While the first version used for predicting the best runway to approach used 11 selected measurement points in the planes’ glide path, a currently enhanced model utilizes wind data from around the airport in an area of 2.500 km². When taking into account the area, the grid’s density, and the number of ensembles, this increases the amount of input data to be processed for a single prediction by a factor of more than 168.000. With thousands of available training data entries, the amount of data to be processed is staggering. The fact that weight matrices grow exponentially with increasing object numbers complicates matters even further.

The amount of data to deal with has two consequences: firstly, raw data can no longer be inspected reasonably because the human mind is unable to cope with the given amount. Secondly, the required computational power to run experiments is not available on current consumer desktop systems.

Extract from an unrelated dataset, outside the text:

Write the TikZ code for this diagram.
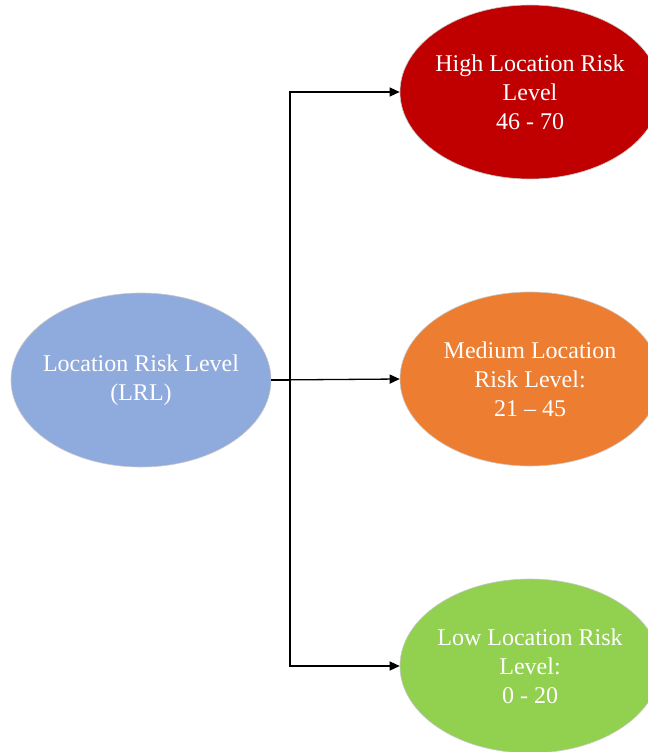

This applies especially to the number of CPU cores available.

The above considerations lead to the following consequences:

• It is necessary to build tools to view raw data in an aggregated and easily perceivable manner.
• It is necessary to move the experimentation software away from a desktop application and towards a command-line tool that can be executed on a HPC. Techniques and optimizations have to be introduced to deal with the new dimension of data.
• The modeling process can no longer be accomplished by a human alone but instead needs to be computer-aided in terms of data selection for the training process and validation of the resulting model.
• When discussing the results with domain experts, i.e., air traffic controllers, the decisions taken by the system must be retraceable and must be presented to them in a manner that makes it clear how the predicted result came about.

We are confident that the usage of Explainable AI, as presented in this contribution, will support the professional exchange with flight controllers by enabling us to quickly comprehend why the system came to a specific prediction and which edge cases can be ignored or must be considered.